I need to know who has been keeping Whole Foods a secret from me for my entire life. I walked into that place yesterday and about died and went to expensive grocery store heaven. How many places can you purchase fresh sea food, a pair of Crocs, a pricey floral arrangement AND a Runner's World magazine? I mean, really. It was so... magical.
MOB said the seafood department is like going to Sea World. It's SO TRUE.
Would you like a lobster? Oh, OK. Here you go! Let me just catch one for you in this elaborate sea aquarium we have right here.
I didn't really have a purpose for going to Whole Foods yesterday, other than to get in on the secret. And to buy a canvas grocery bag for future grocery shopping adventures. I'm telling you, my carbon footprint is diminishing by the second. I'm so trendy and green.
(Except for the part where I DROVE to Whole Foods because at the last minute I decided I was too lazy to walk the 1.3 miles to get there).
I may have also purchased organic pizza rolls and strawberry sorbet, but that's because such food is my weakness. And I tell you, organic is quite delicious. But you can't really screw up pizza, I suppose.
And what else?
OH. I had a moment with my editor this morning, and decided I don't really want to shove my head into a meat grinder. It's not so bad. I think they realized I was thrown to the wolves, and they've finally reeled me to safety and started at ground zero. I lost a limb, or two, and an eyeball (pesky wolves), but I will be just fine.

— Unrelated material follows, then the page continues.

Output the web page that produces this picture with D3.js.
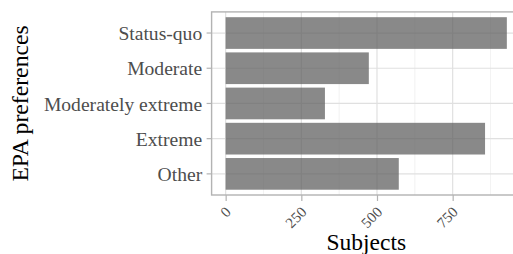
<!DOCTYPE html>
<meta charset="utf-8">
<html>
  <head>
    <script src="https://d3js.org/d3.v7.min.js"></script>
    <style>
      body { margin: 0; background: white; }
      text { font-family: "Liberation Serif", serif; }
    </style>
  </head>
  <body>
    <svg id="viz" width="513" height="254"></svg>
    <script>
    // categories top to bottom and subject counts
    const categories = ["Status-quo", "Moderate", "Moderately extreme", "Extreme", "Other"];
    const subjects = [929, 473, 328, 857, 572];
    const xTicks = [0, 250, 500, 750];
    const xMinor = [125, 375, 625, 875];

    var svg = d3.select("#viz");

    var pLeft = 211.6, pRight = 520.9, pTop = 11.9, pBottom = 195;
    var maxV = d3.max(subjects);

    var x = d3.scaleLinear()
        .domain([-0.05 * maxV, maxV * 1.05])
        .range([pLeft, pRight]);

    var y = d3.scaleBand()
        .domain(categories)
        .range([pTop, pBottom])
        .paddingInner(0.1)
        .paddingOuter(0.15);

    // grid
    var grid = svg.append("g");
    grid.selectAll(".minor")
        .data(xMinor)
        .enter()
        .append("line")
        .attr("x1", d => x(d)).attr("x2", d => x(d))
        .attr("y1", pTop).attr("y2", pBottom)
        .style("stroke", "#ececec")
        .style("stroke-width", 0.7);
    grid.selectAll(".majorx")
        .data(xTicks)
        .enter()
        .append("line")
        .attr("x1", d => x(d)).attr("x2", d => x(d))
        .attr("y1", pTop).attr("y2", pBottom)
        .style("stroke", "#e0e0e0")
        .style("stroke-width", 1.2);
    grid.selectAll(".majory")
        .data(categories)
        .enter()
        .append("line")
        .attr("x1", pLeft).attr("x2", pRight)
        .attr("y1", d => y(d) + y.bandwidth() / 2)
        .attr("y2", d => y(d) + y.bandwidth() / 2)
        .style("stroke", "#e0e0e0")
        .style("stroke-width", 1.2);

    // bars
    svg.append("g")
        .selectAll("rect")
        .data(categories)
        .enter()
        .append("rect")
        .attr("x", x(0))
        .attr("y", d => y(d))
        .attr("width", (d, i) => x(subjects[i]) - x(0))
        .attr("height", y.bandwidth())
        .style("fill", "#5c5c5c")
        .style("fill-opacity", 0.72);

    // panel border
    svg.append("rect")
        .attr("x", pLeft).attr("y", pTop)
        .attr("width", pRight - pLeft).attr("height", pBottom - pTop)
        .style("fill", "none")
        .style("stroke", "#b3b3b3")
        .style("stroke-width", 1.4);

    // y axis
    var yAxis = d3.axisLeft(y).tickSize(5).tickPadding(4.4);
    var gy = svg.append("g")
        .attr("transform", "translate(" + pLeft + ",0)")
        .call(yAxis);
    gy.select(".domain").remove();
    gy.selectAll("line").style("stroke", "#b3b3b3").style("stroke-width", 1.2);
    gy.selectAll("text")
        .attr("dy", "0.36em")
        .style("font-family", "Liberation Serif")
        .style("font-size", "19.6px")
        .style("fill", "#4d4d4d");

    // x axis
    var xAxis = d3.axisBottom(x).tickValues(xTicks).tickSize(6).tickPadding(2);
    var gx = svg.append("g")
        .attr("transform", "translate(0," + pBottom + ")")
        .call(xAxis);
    gx.select(".domain").remove();
    gx.selectAll("line").style("stroke", "#b3b3b3").style("stroke-width", 1.2);
    gx.selectAll("text")
        .attr("y", 0)
        .attr("dy", 0)
        .attr("text-anchor", "end")
        .attr("transform", "translate(5.7,18) rotate(-45)")
        .style("font-family", "Liberation Serif")
        .style("font-size", "15px")
        .style("fill", "#4d4d4d");

    // axis titles
    svg.append("text")
        .attr("x", (pLeft + pRight) / 2)
        .attr("y", 250)
        .attr("text-anchor", "middle")
        .style("font-size", "23.5px")
        .style("fill", "black")
        .text("Subjects");

    svg.append("text")
        .attr("transform", "translate(27.7," + (pTop + pBottom) / 2 + ") rotate(-90)")
        .attr("text-anchor", "middle")
        .style("font-size", "23.7px")
        .style("fill", "black")
        .text("EPA preferences");
    </script>
  </body>
</html>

Also know that my MS Ride is this weekend. Remember? 175 miles of bike riding in two days? Oy. If you need me next week, I'll be the girl walking (in heels!) as if she has an entire county shoved up her... you know.
BethJ is my resource for all of this madness, and is the reason I'm doing it at all. (FYI, BethJ, my rear end is thanking you in advance).
I e-mailed her yesterday with a barrage of questions. What do I need? Help! What do I wear? Is my butt going to bleed? What do I eat? What do I drink? Will I ever be able to have children after this?
You know, questions like that.
She replied quite eloquently with answers that included exactly how to apply butt balm to avoid chafing ("I will provide butt balm for us, however, I will not apply your butt balm"), how to utilize sanitizing face wash to keep your, uh, other places sanitary for 175 miles ("do not apply on the actual coot, but arooound and neeeear it. Kinda like, do not apply eyeliner IN your eye, but arooound and neeear it"), and how to properly wash your bike shorts after the first day's ride so they're ready for Day No. 2 (I will not get into the actual conversation we had about this, as it included the phrase "smelly cave," and I just will not go there, you understand).
And, so, that's what I'll be doing all weekend. Neat, yes?
That's really all I have to say at this moment in time. Good day, my friends. Run along, prosper.